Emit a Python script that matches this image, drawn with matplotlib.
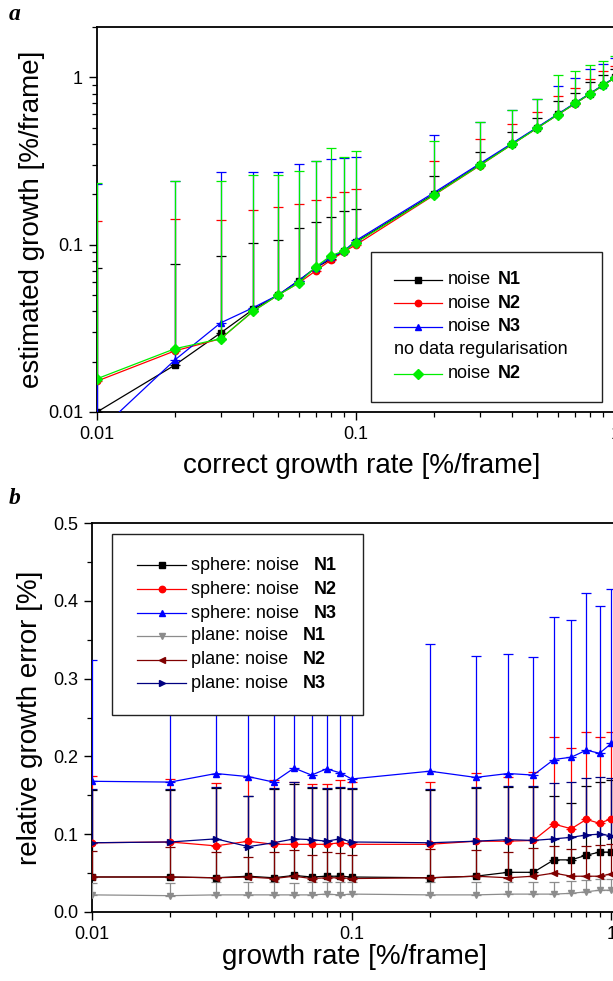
import numpy as np
import matplotlib
matplotlib.use("Agg")
import matplotlib.pyplot as plt
from matplotlib.lines import Line2D
from matplotlib.patches import Rectangle
from matplotlib.ticker import FixedLocator, FixedFormatter, MultipleLocator, LogLocator, NullFormatter

plt.rcParams['font.family'] = ['Liberation Sans', 'DejaVu Sans']

# ---------------- data ----------------
rate = [0.01, 0.02, 0.03, 0.04, 0.05, 0.06, 0.07, 0.08, 0.09, 0.1,
        0.2, 0.3, 0.4, 0.5, 0.6, 0.7, 0.8, 0.9, 1.0]

# panel a: estimated growth and upper end of the error bar
est_n1 = [0.0100, 0.0191, 0.0297, 0.041, 0.050, 0.061, 0.073, 0.082, 0.092, 0.104,
          0.201, 0.300, 0.400, 0.500, 0.600, 0.700, 0.800, 0.900, 1.000]
est_n1_top = [0.0728, 0.077, 0.085, 0.103, 0.106, 0.125, 0.137, 0.147, 0.158, 0.164,
              0.259, 0.360, 0.469, 0.568, 0.718, 0.802, 0.933, 1.04, 1.12]
est_n2 = [0.0153, 0.0232, 0.0274, 0.040, 0.050, 0.059, 0.070, 0.081, 0.091, 0.100,
          0.198, 0.297, 0.398, 0.498, 0.598, 0.697, 0.797, 0.897, 0.997]
est_n2_top = [0.139, 0.143, 0.141, 0.162, 0.169, 0.176, 0.186, 0.194, 0.207, 0.216,
              0.318, 0.426, 0.524, 0.625, 0.769, 0.859, 0.973, 1.09, 1.17]
est_n3 = [0.0075, 0.0205, 0.0341, 0.042, 0.050, 0.061, 0.073, 0.084, 0.092, 0.106,
          0.205, 0.305, 0.404, 0.503, 0.603, 0.703, 0.803, 0.903, 1.003]
est_n3_top = [0.23, 0.241, 0.273, 0.273, 0.273, 0.305, 0.316, 0.327, 0.330, 0.336,
              0.450, 0.538, 0.634, 0.738, 0.883, 0.986, 1.12, 1.21, 1.30]
est_noreg = [0.0158, 0.0239, 0.0274, 0.040, 0.050, 0.059, 0.074, 0.086, 0.092, 0.103,
             0.199, 0.298, 0.398, 0.498, 0.598, 0.698, 0.798, 0.898, 0.998]
est_noreg_top = [0.235, 0.241, 0.241, 0.260, 0.260, 0.277, 0.318, 0.376, 0.332, 0.365,
                 0.414, 0.538, 0.634, 0.738, 1.03, 1.087, 1.18, 1.26, 1.35]

# panel b: relative growth error and upper end of the error bar
sph_n1 = [0.045, 0.045, 0.044, 0.046, 0.044, 0.047, 0.045, 0.046, 0.046, 0.045,
          0.044, 0.046, 0.051, 0.051, 0.067, 0.067, 0.073, 0.077, 0.077]
sph_n1_top = [0.157, 0.157, 0.160, 0.149, 0.158, 0.165, 0.160, 0.158, 0.160, 0.158,
              0.157, 0.160, 0.161, 0.161, 0.149, 0.140, 0.162, 0.167, 0.170]
sph_n2 = [0.089, 0.090, 0.085, 0.091, 0.087, 0.087, 0.087, 0.087, 0.089, 0.087,
          0.087, 0.091, 0.091, 0.092, 0.113, 0.107, 0.119, 0.114, 0.120]
sph_n2_top = [0.175, 0.171, 0.166, 0.174, 0.170, 0.167, 0.164, 0.164, 0.170, 0.167,
              0.167, 0.179, 0.174, 0.180, 0.225, 0.211, 0.231, 0.225, 0.231]
sph_n3 = [0.168, 0.167, 0.178, 0.174, 0.167, 0.185, 0.176, 0.184, 0.179, 0.171,
          0.181, 0.173, 0.178, 0.176, 0.196, 0.199, 0.208, 0.204, 0.217]
sph_n3_top = [0.324, 0.310, 0.310, 0.300, 0.310, 0.320, 0.310, 0.320, 0.310, 0.300,
              0.344, 0.329, 0.332, 0.328, 0.379, 0.375, 0.410, 0.393, 0.415]
pln_n1 = [0.022, 0.021, 0.022, 0.022, 0.022, 0.022, 0.022, 0.023, 0.022, 0.023,
          0.022, 0.022, 0.023, 0.023, 0.023, 0.024, 0.026, 0.028, 0.028]
pln_n1_top = [0.037, 0.037, 0.038, 0.038, 0.038, 0.037, 0.038, 0.039, 0.038, 0.038,
              0.038, 0.039, 0.039, 0.039, 0.039, 0.040, 0.041, 0.042, 0.043]
pln_n2 = [0.045, 0.045, 0.044, 0.045, 0.043, 0.046, 0.043, 0.044, 0.044, 0.043,
          0.044, 0.046, 0.044, 0.046, 0.050, 0.046, 0.046, 0.046, 0.049]
pln_n2_top = [0.078, 0.083, 0.077, 0.071, 0.077, 0.080, 0.073, 0.077, 0.076, 0.073,
              0.081, 0.080, 0.077, 0.082, 0.085, 0.081, 0.085, 0.086, 0.087]
pln_n3 = [0.089, 0.090, 0.094, 0.084, 0.089, 0.094, 0.093, 0.091, 0.094, 0.090,
          0.089, 0.091, 0.093, 0.092, 0.094, 0.096, 0.099, 0.100, 0.098]
pln_n3_top = [0.158, 0.158, 0.161, 0.149, 0.159, 0.167, 0.161, 0.159, 0.161, 0.159,
              0.158, 0.161, 0.162, 0.162, 0.166, 0.167, 0.172, 0.174, 0.172]

x_ticks = [0.01, 0.1, 1]
x_ticklabels = ["0.01", "0.1", "1"]
ya_ticks = [0.01, 0.1, 1]
ya_ticklabels = ["0.01", "0.1", "1"]
yb_ticks = [0.0, 0.1, 0.2, 0.3, 0.4, 0.5]
yb_ticklabels = ["0.0", "0.1", "0.2", "0.3", "0.4", "0.5"]

# ---------------- figure ----------------
W, H = 613, 981
fig = plt.figure(figsize=(W / 100, H / 100), dpi=100)


def px_axes(left, top, right, bottom):
    return fig.add_axes([left / W, 1 - bottom / H, (right - left) / W, (bottom - top) / H])


# axes extend slightly past the right edge of the canvas
ax_a = px_axes(97, 27, 626, 412)
ax_b = px_axes(92, 523, 617, 912)

LW = 0.9
MS = 4.6
CAP = 3.6


def series(ax, y, top, color, marker, z):
    y = np.asarray(y)
    up = np.asarray(top) - y
    ax.errorbar(rate, y, yerr=[np.zeros_like(up), up], color=color, lw=LW,
                elinewidth=LW, capsize=CAP, capthick=LW, marker=marker,
                ms=MS, mec=color, mfc=color, zorder=z)


# panel a
series(ax_a, est_n1, est_n1_top, 'black', 's', 3)
series(ax_a, est_n2, est_n2_top, '#ff0000', 'o', 4)
series(ax_a, est_n3, est_n3_top, '#0000ff', '^', 5)
series(ax_a, est_noreg, est_noreg_top, '#00ee00', 'D', 6)
ax_a.set_xscale('log')
ax_a.set_yscale('log')
ax_a.set_xlim(0.01, 1.1)
ax_a.set_ylim(0.01, 2.0)
ax_a.yaxis.set_major_locator(FixedLocator(ya_ticks))
ax_a.yaxis.set_major_formatter(FixedFormatter(ya_ticklabels))
ax_a.yaxis.set_minor_locator(LogLocator(base=10, subs=np.arange(2, 10)))
ax_a.yaxis.set_minor_formatter(NullFormatter())

# panel b
series(ax_b, sph_n1, sph_n1_top, 'black', 's', 3)
series(ax_b, sph_n2, sph_n2_top, '#ff0000', 'o', 4)
series(ax_b, sph_n3, sph_n3_top, '#0000ff', '^', 5)
series(ax_b, pln_n1, pln_n1_top, '#8c8c8c', 'v', 3)
series(ax_b, pln_n2, pln_n2_top, '#800000', '<', 4)
series(ax_b, pln_n3, pln_n3_top, '#000080', '>', 4)
ax_b.set_xscale('log')
ax_b.set_xlim(0.01, 1.05)
ax_b.set_ylim(0.0, 0.5)
ax_b.yaxis.set_major_locator(FixedLocator(yb_ticks))
ax_b.yaxis.set_major_formatter(FixedFormatter(yb_ticklabels))
ax_b.yaxis.set_minor_locator(MultipleLocator(0.05))

for ax in (ax_a, ax_b):
    ax.xaxis.set_major_locator(FixedLocator(x_ticks))
    ax.xaxis.set_major_formatter(FixedFormatter(x_ticklabels))
    ax.xaxis.set_minor_locator(LogLocator(base=10, subs=np.arange(2, 10)))
    ax.xaxis.set_minor_formatter(NullFormatter())
    ax.tick_params(which='major', direction='out', length=6, width=1.0,
                   labelsize=13, pad=4, top=False, right=False)
    ax.tick_params(which='minor', direction='out', length=3.5, width=0.9,
                   top=False, right=False)
    for s in ax.spines.values():
        s.set_linewidth(1.3)

ax_a.set_xlabel("correct growth rate [%/frame]", fontsize=20, va='center')
ax_a.xaxis.set_label_coords(0.5, (412 - 466) / 385)
ax_a.set_ylabel("estimated growth [%/frame]", fontsize=20, va='center')
ax_a.yaxis.set_label_coords((32 - 97) / 529, 0.5)

ax_b.set_xlabel("growth rate [%/frame]", fontsize=20, va='center')
ax_b.xaxis.set_label_coords(0.5, (912 - 957) / 389)
ax_b.set_ylabel("relative growth error [%]", fontsize=20, va='center')
ax_b.yaxis.set_label_coords((30 - 92) / 525, 0.5)

# panel letters
fig.text(9 / W, 1 - 20 / H, "a", family=['Liberation Serif'], weight='bold',
         style='italic', fontsize=17, va='baseline')
fig.text(9 / W, 1 - 504 / H, "b", family=['Liberation Serif'], weight='bold',
         style='italic', fontsize=17, va='baseline')


# ---------------- legends (figure pixel coordinates) ----------------
def fx(x):
    return x / W


def fy(y):
    return 1 - y / H


def legend_box(left, top, right, bottom):
    fig.add_artist(Rectangle((fx(left), fy(bottom)), (right - left) / W, (bottom - top) / H,
                             transform=fig.transFigure, facecolor='white',
                             edgecolor='#222222', lw=1.0, zorder=10))


def legend_row(y, x0, x1, color, marker, text, bold, tx, bx):
    fig.add_artist(Line2D([fx(x0), fx(x1)], [fy(y), fy(y)], transform=fig.transFigure,
                          color=color, lw=LW, zorder=11))
    fig.add_artist(Line2D([fx((x0 + x1) / 2)], [fy(y)], transform=fig.transFigure,
                          color=color, marker=marker, ms=MS, mec=color, mfc=color,
                          lw=0, zorder=12))
    fig.text(fx(tx), fy(y), text, fontsize=13, va='center', ha='left', zorder=12)
    fig.text(fx(bx), fy(y), bold, fontsize=13, va='center', ha='left',
             weight='bold', zorder=12)


legend_box(371, 252, 602, 402)
legend_row(280, 394, 442, 'black', 's', "noise", "N1", 448, 498)
legend_row(303, 394, 442, '#ff0000', 'o', "noise", "N2", 448, 498)
legend_row(327, 394, 442, '#0000ff', '^', "noise", "N3", 448, 498)
fig.text(fx(394), fy(350), "no data regularisation", fontsize=13, va='center',
         ha='left', zorder=12)
legend_row(374, 394, 442, '#00ee00', 'D', "noise", "N2", 448, 498)

legend_box(112, 534, 363, 715)
legend_row(565, 137, 186, 'black', 's', "sphere: noise", "N1", 191, 314)
legend_row(589, 137, 186, '#ff0000', 'o', "sphere: noise", "N2", 191, 314)
legend_row(613, 137, 186, '#0000ff', '^', "sphere: noise", "N3", 191, 314)
legend_row(636, 137, 186, '#8c8c8c', 'v', "plane: noise", "N1", 191, 303)
legend_row(660, 137, 186, '#800000', '<', "plane: noise", "N2", 191, 303)
legend_row(683, 137, 186, '#000080', '>', "plane: noise", "N3", 191, 303)

fig.savefig("out.png", dpi=100)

.....

## THE REQUEST
Pictures are excluded: retype only the lines from the beginning of the listing above through the line with "0.2, 0.3, 0.4, 0.5, 0.6, 0.7, 0.8, 0.9, 1.0]", both included.

## SOLUTION FOR THIS EXERCISE
Emit a Python script that matches this image, drawn with matplotlib.
import numpy as np
import matplotlib
matplotlib.use("Agg")
import matplotlib.pyplot as plt
from matplotlib.lines import Line2D
from matplotlib.patches import Rectangle
from matplotlib.ticker import FixedLocator, FixedFormatter, MultipleLocator, LogLocator, NullFormatter

plt.rcParams['font.family'] = ['Liberation Sans', 'DejaVu Sans']

# ---------------- data ----------------
rate = [0.01, 0.02, 0.03, 0.04, 0.05, 0.06, 0.07, 0.08, 0.09, 0.1,
        0.2, 0.3, 0.4, 0.5, 0.6, 0.7, 0.8, 0.9, 1.0]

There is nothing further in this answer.